A smooth, undulating white stone structure juts out into the street like an iceberg in downtown Winnipeg. Here, hundreds of miles south of the Canadian Arctic and Nunangat (the Canadian Inuit homeland territories), is the world’s largest collection of contemporary Inuit artworks. This postmodern iceberg is Qaumajuq, the Winnipeg Art Gallery’s newest addition: a 40,000 square foot museum-within-a-museum entirely dedicated to Inuit carvings, works on paper, textiles, new media, and educational initiatives.
Open to the public only since March of 2021, Qaumajuq continues the Winnipeg Art Gallery (WAG)’s decades-long legacy as a progressive and inclusive space for intercultural learning and gathering. Qaumajuq is an Inuktitut word meaning “it is bright, it is lit,” an apt term for the new initiative. It has already emerged as an international leader in decolonization practices thanks to its programming, design, exhibitions, and collections.
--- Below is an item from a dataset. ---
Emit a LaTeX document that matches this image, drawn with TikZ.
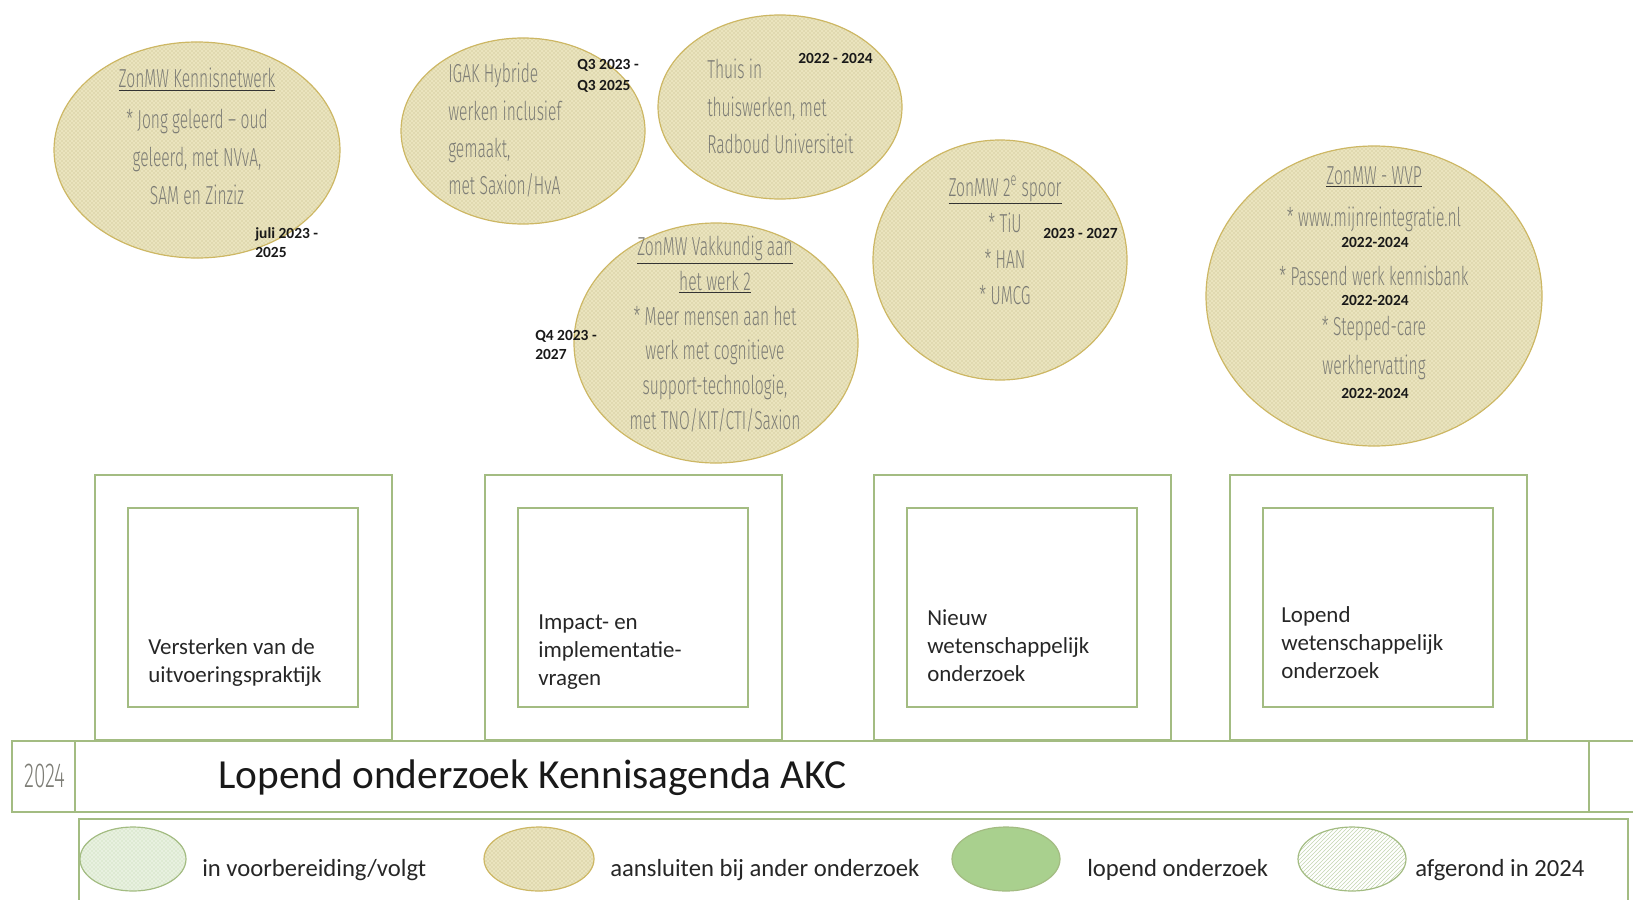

Qaumajuq’s architectural design is directly informed by a trip that architect Michael Maltzan, museum director and CEO Dr. Stephen Borys, curator of Inuit art Darlene Coward Wight, and several other team members took to Nunavut early in the center’s planning stages. It was important to everyone involved that Qaumajuq physically reflect the landscape of the communities whose work it houses. Its finished form, white granite, curved glass, and abundant light bring a glimpse of the open spaces and dramatic geography of some of Canada’s northernmost regions to downtown Winnipeg.
Transparency is perhaps the first word that comes to mind at Qaumajuq. The museum’s Visible Vault is a metaphor for its entire ethos. This central exhibition space is an undulating mass of glass, housing thousands of carvings around which the museum staff move in their daily work. Thanks to this vault, visitors are immediately met with the museum’s collection and inner workings right as they enter the space. The vault houses 4,500 stone carvings on multiple levels. And there are an additional 2,900 light-sensitive carvings made of more delicate organic materials below ground.